YOUR GOAL
Leave the pictures out and quote every line from the start of the listing to the line with "(gap) at (8.908,-4.787);", inclusive.

DATASET EXTRACT
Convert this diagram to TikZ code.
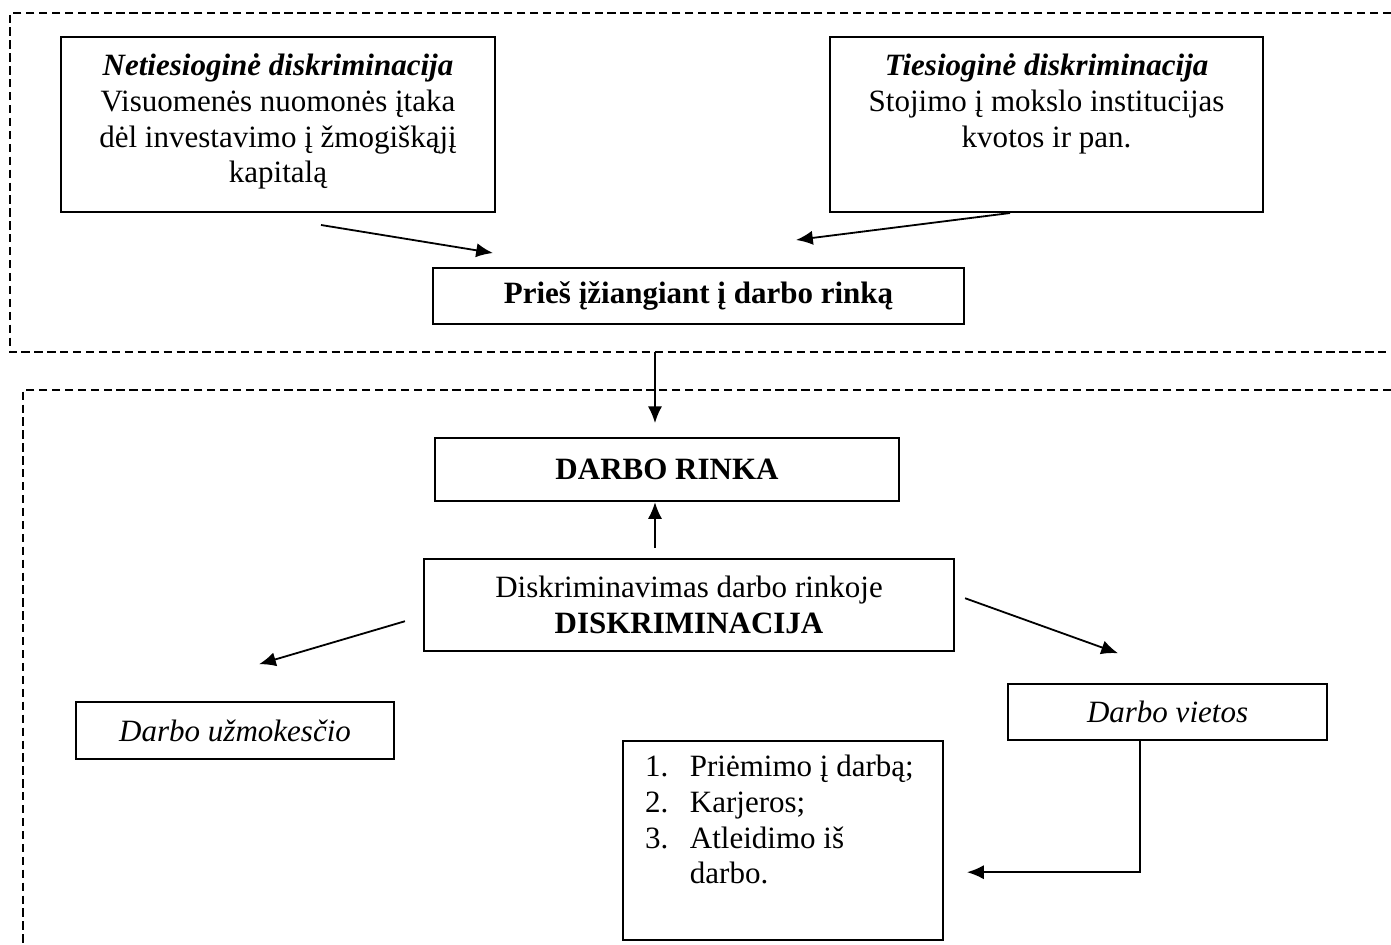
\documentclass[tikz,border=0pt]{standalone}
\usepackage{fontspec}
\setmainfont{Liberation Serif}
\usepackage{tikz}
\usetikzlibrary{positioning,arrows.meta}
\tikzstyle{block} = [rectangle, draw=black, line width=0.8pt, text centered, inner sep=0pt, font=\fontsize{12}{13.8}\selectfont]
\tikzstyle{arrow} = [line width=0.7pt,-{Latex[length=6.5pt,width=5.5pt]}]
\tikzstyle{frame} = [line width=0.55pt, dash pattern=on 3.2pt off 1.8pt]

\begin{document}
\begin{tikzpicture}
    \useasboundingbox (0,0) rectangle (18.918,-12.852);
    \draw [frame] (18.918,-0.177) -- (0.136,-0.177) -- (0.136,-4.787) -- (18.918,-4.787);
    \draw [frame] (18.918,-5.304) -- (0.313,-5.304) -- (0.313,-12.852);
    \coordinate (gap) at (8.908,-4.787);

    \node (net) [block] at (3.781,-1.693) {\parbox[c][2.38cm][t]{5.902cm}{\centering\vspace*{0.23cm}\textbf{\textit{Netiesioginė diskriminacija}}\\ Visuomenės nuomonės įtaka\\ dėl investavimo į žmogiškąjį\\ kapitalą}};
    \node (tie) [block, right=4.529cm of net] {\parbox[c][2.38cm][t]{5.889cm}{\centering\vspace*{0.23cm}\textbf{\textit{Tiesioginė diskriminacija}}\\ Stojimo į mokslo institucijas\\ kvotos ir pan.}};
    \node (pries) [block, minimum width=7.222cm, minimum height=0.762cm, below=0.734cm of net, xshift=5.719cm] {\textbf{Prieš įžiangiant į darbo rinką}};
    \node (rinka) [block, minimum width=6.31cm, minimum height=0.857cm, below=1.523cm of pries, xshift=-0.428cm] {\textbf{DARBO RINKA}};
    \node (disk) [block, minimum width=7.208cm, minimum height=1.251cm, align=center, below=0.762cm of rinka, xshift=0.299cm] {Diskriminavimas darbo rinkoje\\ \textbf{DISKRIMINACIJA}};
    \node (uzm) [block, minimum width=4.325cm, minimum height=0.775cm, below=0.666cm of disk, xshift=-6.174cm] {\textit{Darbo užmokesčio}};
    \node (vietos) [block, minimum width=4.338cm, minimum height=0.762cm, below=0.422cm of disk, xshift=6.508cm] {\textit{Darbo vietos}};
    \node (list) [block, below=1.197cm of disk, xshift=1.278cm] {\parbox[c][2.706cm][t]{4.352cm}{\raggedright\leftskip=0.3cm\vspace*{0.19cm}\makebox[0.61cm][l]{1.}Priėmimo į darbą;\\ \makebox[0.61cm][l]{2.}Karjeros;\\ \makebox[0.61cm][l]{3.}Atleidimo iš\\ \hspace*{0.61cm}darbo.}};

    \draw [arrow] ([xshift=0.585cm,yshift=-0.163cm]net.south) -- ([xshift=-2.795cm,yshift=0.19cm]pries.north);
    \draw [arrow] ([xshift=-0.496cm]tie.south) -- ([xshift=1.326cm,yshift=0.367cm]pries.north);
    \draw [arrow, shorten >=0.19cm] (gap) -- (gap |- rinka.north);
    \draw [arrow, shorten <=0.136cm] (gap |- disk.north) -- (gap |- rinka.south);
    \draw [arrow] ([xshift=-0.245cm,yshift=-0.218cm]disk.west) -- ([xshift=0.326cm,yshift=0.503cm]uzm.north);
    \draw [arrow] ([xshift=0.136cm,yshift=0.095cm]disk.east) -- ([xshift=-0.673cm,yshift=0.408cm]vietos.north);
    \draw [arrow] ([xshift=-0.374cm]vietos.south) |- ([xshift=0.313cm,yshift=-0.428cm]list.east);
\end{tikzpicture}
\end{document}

EXPECTED OUTPUT
Convert this diagram to TikZ code.
\documentclass[tikz,border=0pt]{standalone}
\usepackage{fontspec}
\setmainfont{Liberation Serif}
\usepackage{tikz}
\usetikzlibrary{positioning,arrows.meta}
\tikzstyle{block} = [rectangle, draw=black, line width=0.8pt, text centered, inner sep=0pt, font=\fontsize{12}{13.8}\selectfont]
\tikzstyle{arrow} = [line width=0.7pt,-{Latex[length=6.5pt,width=5.5pt]}]
\tikzstyle{frame} = [line width=0.55pt, dash pattern=on 3.2pt off 1.8pt]

\begin{document}
\begin{tikzpicture}
    \useasboundingbox (0,0) rectangle (18.918,-12.852);
    \draw [frame] (18.918,-0.177) -- (0.136,-0.177) -- (0.136,-4.787) -- (18.918,-4.787);
    \draw [frame] (18.918,-5.304) -- (0.313,-5.304) -- (0.313,-12.852);
    \coordinate (gap) at (8.908,-4.787);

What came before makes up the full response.